How to write a function which returns a list of tuples like (c_i, k_i) for n such that n = c1^k1 * c2^k2 * ... , ci is a prime number.
For example: 12600 = 2^3 * 3^2 * 5^2 * 7^1
Desired output: [(2, 3), (3, 2), (5, 2), (7, 1)]
I know how to do it with while but is it possible to do it using list comprehension? Efficiency is not required in this task.

# naive function 
def is_prime(n):
    return n > 1 and all(n % i != 0 for i in range(2, n))

# while version
def factorization_while(n):
    res = []
    for i in range(1, n + 1):
        if is_prime(i):
            j = 0
            while n % i == 0:
                n = n // i
                j += 1
            if j != 0:
                res.append((i, j))
    return res

# list comprehension version
def factorization(n):
    return [
        (i, j) for i in range(1, n + 1) if is_prime(i) \
        and n % i == 0 ... # add smth
    ]

Answer 1

I don't think this should be too hard. You don't actually need to modify n to find its prime factors, they're all completely independent of each other. So just iterate through the appropriate primes, and find the maximum power that works!

from math import log

def prime_factors(n):
    return [(prime, max(power for power in range(1, int(log(n, prime))+1)
                              if n % prime**power == 0))
            for prime in range(2, n+1) if n % prime == 0 and isprime(prime)]

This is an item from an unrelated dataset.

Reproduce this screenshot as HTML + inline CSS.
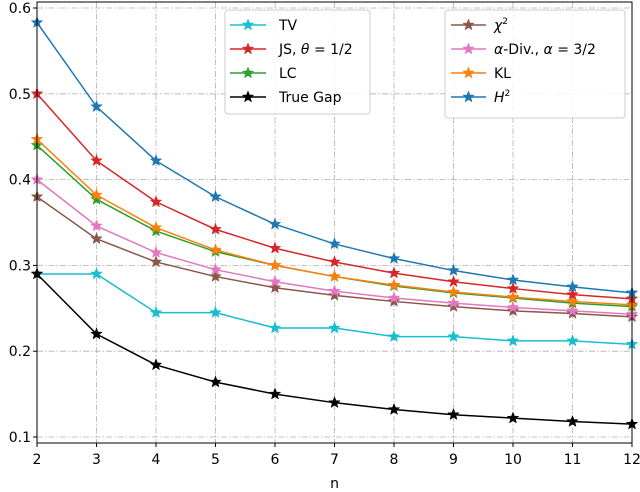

There are a few ways you might improve this further. You could use itertools.takewhile on an infinite generator of powers (eg itertools.count ), as once you find the first power such that prime**power is not a factor of n , none of the later ones will be either. That would allow you to avoid the log call.

And there are a whole bunch of ways to efficiently iterate over the primes (see for instance, the very simple generator suggested here , or higher performance versions that you can find in the answers to a few different questions here on SO).